Crunching the numbers
Globally, $5 trillion (€4.76 trillion) is needed in annual investments by 2030 to meet net-zero emissions goals. That is equal to one-fifth of the US’s GDP.
In emerging markets and developing economies only, this sum comes down to $2 trillion (€1.9 trillion).
The IMF’s report estimates that the private sector will need to provide about 80% of these investments. This share rises to 90% when China is excluded, due to Beijing’s ample state resources.
The Fund’s Fiscal Monitor believes that relying on public spending to fund de-carbonisation investments on this scale would cause a massive, unsustainable run-up in debts, possibly to 45% to 50% of gross domestic product for a large, high-emitting emerging market.

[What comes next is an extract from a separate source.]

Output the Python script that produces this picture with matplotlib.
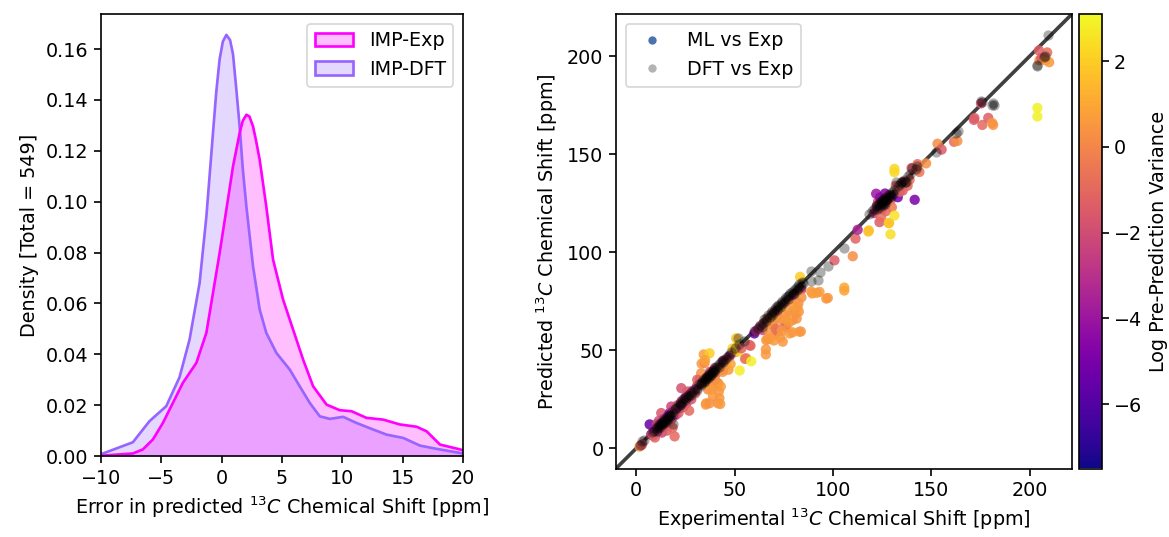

How to bring private money into climate investments?
“We project that growth in public investment, however, will be limited, and that the private sector will therefore need to make a major contribution toward the large climate investment needs for emerging market and developing economies,” the authors of the GFSR said in a blog post.
“While no single measure can fully deliver the climate goals, carbon pricing should be an integral part of any policy package,” Fiscal Monitor authors said.
The IMF suggests that to address the debt increase resulting from public climate investments, nations should establish carbon pricing schemes to generate revenue and stimulate increased private investments. In countries where implementing carbon pricing is not feasible due to political reasons, such as the US, alternative measures such as emissions taxes should be put into effect.
While investment funds dedicated to environment, social and governance (ESG) investing are growing, funds dedicated to climate impact, including retiring high-emitting sources, are small. Regulators need to tighten rules for ESG labels to better align with climate objectives, the Fund said.
The IMF also recommended that countries take steps to improve their overall investment climates by strengthening macroeconomic fundamentals and deepening domestic capital markets to improve credit ratings.